Recorded data
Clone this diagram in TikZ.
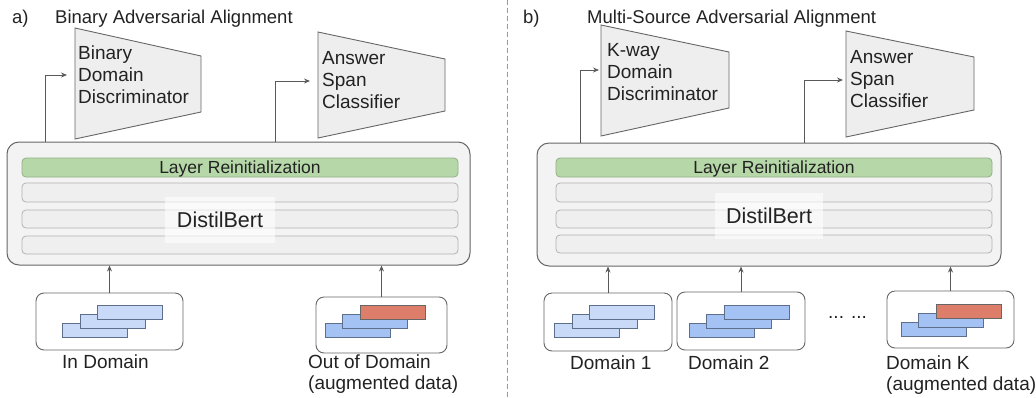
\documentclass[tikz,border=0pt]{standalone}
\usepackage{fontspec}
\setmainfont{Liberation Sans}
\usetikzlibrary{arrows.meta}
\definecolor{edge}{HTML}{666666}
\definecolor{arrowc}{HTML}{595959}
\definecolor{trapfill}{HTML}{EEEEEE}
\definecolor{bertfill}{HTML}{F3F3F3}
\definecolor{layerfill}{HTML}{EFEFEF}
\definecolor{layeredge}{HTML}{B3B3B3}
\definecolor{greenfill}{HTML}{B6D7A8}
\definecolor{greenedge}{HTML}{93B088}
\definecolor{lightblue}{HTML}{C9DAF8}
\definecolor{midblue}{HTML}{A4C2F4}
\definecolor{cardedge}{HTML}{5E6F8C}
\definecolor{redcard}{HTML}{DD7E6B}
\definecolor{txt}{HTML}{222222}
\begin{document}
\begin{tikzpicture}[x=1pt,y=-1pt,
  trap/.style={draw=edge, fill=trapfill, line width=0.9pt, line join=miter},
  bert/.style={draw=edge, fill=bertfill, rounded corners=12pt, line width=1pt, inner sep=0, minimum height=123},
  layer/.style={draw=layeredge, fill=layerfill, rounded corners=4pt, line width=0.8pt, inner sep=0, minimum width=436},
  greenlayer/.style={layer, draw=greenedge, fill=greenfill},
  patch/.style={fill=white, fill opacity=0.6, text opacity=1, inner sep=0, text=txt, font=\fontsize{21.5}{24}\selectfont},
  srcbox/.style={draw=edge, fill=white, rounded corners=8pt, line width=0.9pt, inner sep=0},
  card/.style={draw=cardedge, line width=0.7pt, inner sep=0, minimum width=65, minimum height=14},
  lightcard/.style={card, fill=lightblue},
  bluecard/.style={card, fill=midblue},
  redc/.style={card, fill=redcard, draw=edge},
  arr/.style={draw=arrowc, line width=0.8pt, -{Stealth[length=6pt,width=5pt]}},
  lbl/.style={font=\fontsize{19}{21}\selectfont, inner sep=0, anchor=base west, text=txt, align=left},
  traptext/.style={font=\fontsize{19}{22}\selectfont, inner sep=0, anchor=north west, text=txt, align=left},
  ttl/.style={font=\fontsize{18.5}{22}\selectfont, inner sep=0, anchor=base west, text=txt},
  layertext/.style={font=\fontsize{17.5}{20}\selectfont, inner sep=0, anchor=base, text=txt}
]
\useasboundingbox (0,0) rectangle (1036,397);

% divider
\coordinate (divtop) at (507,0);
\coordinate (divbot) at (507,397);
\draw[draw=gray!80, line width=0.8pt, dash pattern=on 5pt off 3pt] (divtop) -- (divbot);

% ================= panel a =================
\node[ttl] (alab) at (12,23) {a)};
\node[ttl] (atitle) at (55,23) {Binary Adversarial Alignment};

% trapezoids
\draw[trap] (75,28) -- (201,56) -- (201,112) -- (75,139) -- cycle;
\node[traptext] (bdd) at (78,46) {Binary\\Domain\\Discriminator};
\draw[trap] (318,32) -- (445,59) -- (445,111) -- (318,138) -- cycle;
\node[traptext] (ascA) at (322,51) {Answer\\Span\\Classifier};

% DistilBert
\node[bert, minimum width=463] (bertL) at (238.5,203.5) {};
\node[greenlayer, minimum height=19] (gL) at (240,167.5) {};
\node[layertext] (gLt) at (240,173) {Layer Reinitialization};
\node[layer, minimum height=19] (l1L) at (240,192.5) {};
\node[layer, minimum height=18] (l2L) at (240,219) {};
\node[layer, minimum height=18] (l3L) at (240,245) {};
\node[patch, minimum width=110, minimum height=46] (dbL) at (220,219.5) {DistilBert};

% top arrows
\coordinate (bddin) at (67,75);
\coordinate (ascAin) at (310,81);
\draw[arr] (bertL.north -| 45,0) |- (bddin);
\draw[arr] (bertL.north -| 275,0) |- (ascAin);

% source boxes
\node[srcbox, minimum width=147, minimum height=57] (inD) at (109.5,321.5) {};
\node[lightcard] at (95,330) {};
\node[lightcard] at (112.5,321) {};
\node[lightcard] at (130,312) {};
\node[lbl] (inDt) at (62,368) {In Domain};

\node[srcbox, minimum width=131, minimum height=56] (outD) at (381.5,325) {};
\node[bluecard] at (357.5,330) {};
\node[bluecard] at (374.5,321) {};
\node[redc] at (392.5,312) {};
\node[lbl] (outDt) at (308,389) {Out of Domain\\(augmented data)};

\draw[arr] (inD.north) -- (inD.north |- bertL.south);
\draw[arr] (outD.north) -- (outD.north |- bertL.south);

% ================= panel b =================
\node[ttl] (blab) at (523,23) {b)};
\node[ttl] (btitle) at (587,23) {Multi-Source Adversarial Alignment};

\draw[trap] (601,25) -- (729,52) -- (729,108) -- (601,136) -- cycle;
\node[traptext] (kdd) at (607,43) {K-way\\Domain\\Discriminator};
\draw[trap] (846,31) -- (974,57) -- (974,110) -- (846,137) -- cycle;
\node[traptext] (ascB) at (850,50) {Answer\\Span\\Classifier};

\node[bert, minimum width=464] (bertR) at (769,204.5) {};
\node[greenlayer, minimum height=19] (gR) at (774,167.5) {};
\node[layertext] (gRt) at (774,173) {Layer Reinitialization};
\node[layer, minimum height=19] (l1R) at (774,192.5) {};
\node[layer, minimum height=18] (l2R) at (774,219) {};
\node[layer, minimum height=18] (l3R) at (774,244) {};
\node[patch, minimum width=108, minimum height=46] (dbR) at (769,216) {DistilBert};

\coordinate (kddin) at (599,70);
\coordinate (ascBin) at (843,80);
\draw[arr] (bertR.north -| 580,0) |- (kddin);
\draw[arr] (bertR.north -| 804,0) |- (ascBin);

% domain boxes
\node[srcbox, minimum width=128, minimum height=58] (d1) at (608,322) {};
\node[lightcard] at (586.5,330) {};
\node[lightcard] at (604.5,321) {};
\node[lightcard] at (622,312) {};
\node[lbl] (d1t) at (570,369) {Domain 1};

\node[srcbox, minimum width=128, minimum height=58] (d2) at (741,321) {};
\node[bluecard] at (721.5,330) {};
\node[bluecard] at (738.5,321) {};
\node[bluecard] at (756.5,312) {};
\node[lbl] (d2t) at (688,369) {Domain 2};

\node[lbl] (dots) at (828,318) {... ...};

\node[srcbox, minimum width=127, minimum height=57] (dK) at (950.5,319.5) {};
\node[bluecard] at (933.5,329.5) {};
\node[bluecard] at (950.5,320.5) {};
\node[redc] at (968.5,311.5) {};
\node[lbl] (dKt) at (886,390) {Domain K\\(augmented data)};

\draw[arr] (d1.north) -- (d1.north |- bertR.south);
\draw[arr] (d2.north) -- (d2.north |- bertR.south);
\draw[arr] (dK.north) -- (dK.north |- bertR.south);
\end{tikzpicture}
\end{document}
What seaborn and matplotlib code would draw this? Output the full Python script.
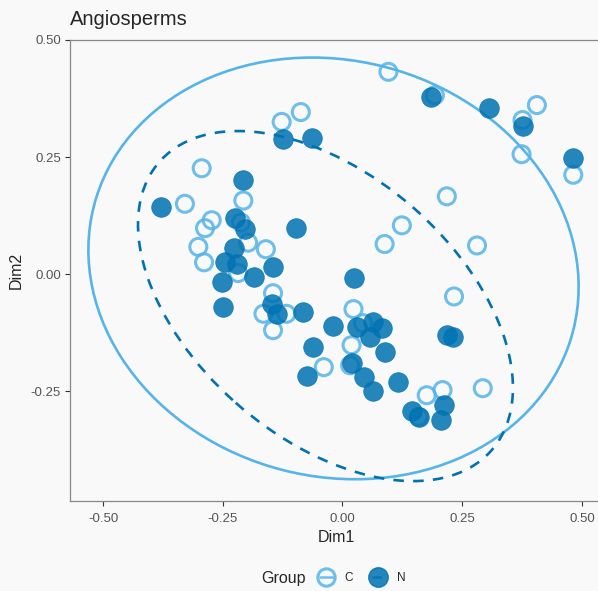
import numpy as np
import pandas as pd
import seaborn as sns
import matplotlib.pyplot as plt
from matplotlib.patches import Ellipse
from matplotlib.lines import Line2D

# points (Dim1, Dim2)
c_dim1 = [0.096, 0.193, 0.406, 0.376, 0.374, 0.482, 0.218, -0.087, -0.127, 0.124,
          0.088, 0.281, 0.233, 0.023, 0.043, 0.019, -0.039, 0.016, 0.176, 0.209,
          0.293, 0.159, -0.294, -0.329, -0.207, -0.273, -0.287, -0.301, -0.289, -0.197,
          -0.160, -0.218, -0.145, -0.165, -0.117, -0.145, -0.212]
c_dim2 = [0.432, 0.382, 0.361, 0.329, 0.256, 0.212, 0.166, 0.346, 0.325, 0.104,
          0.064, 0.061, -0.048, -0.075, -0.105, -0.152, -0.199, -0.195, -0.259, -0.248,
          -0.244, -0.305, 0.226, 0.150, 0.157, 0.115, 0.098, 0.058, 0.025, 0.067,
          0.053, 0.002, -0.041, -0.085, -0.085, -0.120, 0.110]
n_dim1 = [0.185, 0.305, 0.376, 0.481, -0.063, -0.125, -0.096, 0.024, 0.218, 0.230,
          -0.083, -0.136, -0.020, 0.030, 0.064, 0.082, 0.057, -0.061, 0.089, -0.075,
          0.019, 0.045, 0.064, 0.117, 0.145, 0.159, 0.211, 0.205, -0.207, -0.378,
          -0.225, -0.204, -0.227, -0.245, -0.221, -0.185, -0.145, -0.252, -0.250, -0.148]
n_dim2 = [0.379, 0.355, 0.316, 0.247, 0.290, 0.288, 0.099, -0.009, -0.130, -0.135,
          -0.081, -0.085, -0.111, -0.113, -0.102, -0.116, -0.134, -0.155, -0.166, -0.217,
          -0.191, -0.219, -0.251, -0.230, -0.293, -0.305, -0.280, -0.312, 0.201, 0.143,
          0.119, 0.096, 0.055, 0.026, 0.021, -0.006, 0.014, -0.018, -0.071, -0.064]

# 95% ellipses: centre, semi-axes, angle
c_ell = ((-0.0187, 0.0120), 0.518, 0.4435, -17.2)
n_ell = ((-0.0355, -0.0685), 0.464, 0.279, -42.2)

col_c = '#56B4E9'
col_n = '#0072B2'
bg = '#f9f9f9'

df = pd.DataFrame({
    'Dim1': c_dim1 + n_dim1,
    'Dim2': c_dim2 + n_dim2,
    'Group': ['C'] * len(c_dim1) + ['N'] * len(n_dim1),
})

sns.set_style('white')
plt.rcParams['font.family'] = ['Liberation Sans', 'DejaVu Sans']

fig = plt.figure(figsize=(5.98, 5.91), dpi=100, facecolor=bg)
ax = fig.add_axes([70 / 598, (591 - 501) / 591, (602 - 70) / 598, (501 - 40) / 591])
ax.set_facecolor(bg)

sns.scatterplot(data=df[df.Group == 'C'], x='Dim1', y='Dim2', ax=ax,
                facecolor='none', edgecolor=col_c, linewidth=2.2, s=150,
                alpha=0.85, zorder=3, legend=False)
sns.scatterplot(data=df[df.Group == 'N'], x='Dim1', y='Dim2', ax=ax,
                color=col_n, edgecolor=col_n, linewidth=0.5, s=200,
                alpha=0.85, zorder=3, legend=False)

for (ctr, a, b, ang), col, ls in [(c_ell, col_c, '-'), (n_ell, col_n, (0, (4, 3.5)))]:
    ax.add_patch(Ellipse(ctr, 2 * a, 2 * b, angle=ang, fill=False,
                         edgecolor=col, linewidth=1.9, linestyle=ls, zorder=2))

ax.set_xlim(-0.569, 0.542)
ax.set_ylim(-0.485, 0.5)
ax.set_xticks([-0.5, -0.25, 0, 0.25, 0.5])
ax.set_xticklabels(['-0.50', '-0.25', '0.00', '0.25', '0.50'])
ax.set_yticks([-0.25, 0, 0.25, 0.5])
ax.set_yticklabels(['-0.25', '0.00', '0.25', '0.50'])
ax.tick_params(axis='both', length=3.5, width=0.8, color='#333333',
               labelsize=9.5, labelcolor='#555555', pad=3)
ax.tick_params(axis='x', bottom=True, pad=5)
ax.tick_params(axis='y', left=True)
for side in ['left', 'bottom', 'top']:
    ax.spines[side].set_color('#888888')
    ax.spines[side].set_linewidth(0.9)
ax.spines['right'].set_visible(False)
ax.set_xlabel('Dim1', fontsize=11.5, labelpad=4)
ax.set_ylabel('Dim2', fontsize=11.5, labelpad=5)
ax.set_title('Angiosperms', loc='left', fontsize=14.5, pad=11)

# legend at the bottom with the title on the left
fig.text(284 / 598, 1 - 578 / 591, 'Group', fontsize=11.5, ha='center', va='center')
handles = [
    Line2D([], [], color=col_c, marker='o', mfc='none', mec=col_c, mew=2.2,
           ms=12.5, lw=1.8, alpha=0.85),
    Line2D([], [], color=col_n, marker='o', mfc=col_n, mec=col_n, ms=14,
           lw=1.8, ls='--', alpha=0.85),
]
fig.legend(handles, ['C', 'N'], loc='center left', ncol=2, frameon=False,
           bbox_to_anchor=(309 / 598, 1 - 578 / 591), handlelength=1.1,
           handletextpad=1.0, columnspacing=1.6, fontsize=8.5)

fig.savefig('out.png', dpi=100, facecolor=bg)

The problem
Copy out each line of the data containing the string "seaborn".

Answer to this problem
What seaborn and matplotlib code would draw this? Output the full Python script.
import seaborn as sns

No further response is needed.